World War II raged from 1939 to 1945, with Axis powers vying against the Allies. The Axis included Germany, Japan and Italy and their allies; against them were the United Kingdom, the U.S., the Soviet Union, France and their allies. Among the large European nations not directly involved in the conflict was Spain, which had just struggled through a civil war. Spain maintained a policy of military neutrality through World War II due to complicated diplomatic policies heavily influenced by their civil war.

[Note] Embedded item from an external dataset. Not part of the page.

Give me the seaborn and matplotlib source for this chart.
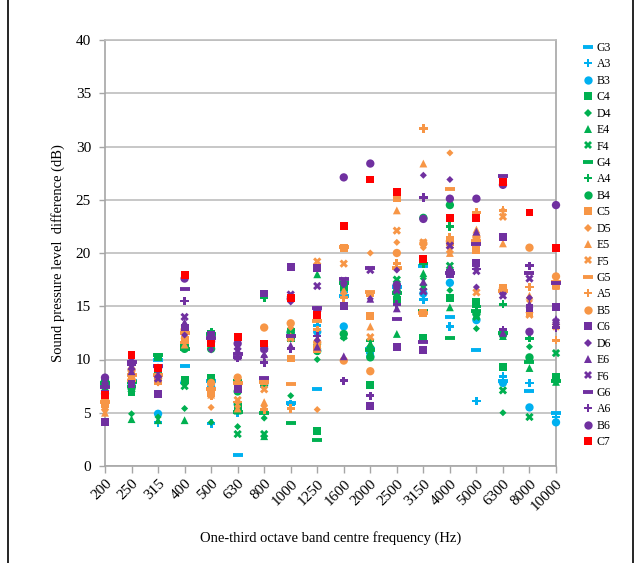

Neutrality versus Non-Belligerency

Antonio Marquina, writing in ''The American University International Law Review,'' distinguishes Spain’s policy of non-belligerency from genuine neutrality, because Spain provided economic and intelligence assistance to the Axis. General Francisco Franco headed Spain’s right-wing military dictatorship; Germany and Italy supported Franco’s side in the Spanish Civil War, and he remained sympathetic to them and their leaders, Adolf Hitler and Benito Mussolini. Franco signed the Protocol of Hendaya in 1940, which provided for close cooperation among the three governments.

Strategic Pressures

Early in the war, the Axis pressured Spain to seize control of strategically pivotal Gibraltar, a British holding since 1704. German advances in Egypt closed the Mediterranean Sea to the Allies in the east, and control of Gibraltar would close it from the west as well, cutting off British forces in North Africa. Franco delayed committing Spain to open warfare; he insisted Germany supply Spain with grain before he would agree to the assault on Gibraltar. By the summer of 1941, Germany had switched its focus from the south and west to the north and east, invading the Soviet Union, and pressure on Gibraltar eased.

Economic Pressures

As Axis negotiators worked to force Spain’s hand, Allied diplomats strove just as hard to keep Spain out of the war. Among their chief tools were economic incentives. In a combination of humanitarian support and strategic blockade, Portugal provided grain to ease a famine in Spain, while British and American oil companies reduced Spain’s access to petroleum. The Allies enacted trade sanctions that severely circumscribed Spanish exports while limiting Spanish imports of important products, including fertilizer. Under serious economic pressures after its civil war, Spain could not afford to further jeopardize its economy or food supply.

Political Pressures

Allied negotiators supported Franco’s political opponents, particularly the military leaders of the civil war; these men, according to Marquina’s analysis, represented a homegrown alternative to the Falange, the Franco-centric party supported by Germany and Italy. In 2013, the British government released previously secret documents revealing that British intelligence spent the equivalent of more than $200 million in bribes to such military leaders and other influential men, at the behest of MI6 agents and ambassador Sir Samuel Hoare. More public were the pressures brought by government figures like General Francisco Gómez-Jordana y Sousa, who became Foreign Minister in 1942; historian Stanley G. Payne calls him a “covert neutralist.” By the following year, the change in Axis military prospects and the pressures of covert and public diplomacy motivated Franco to reduce his support of the Axis and adopt a more genuine neutrality policy.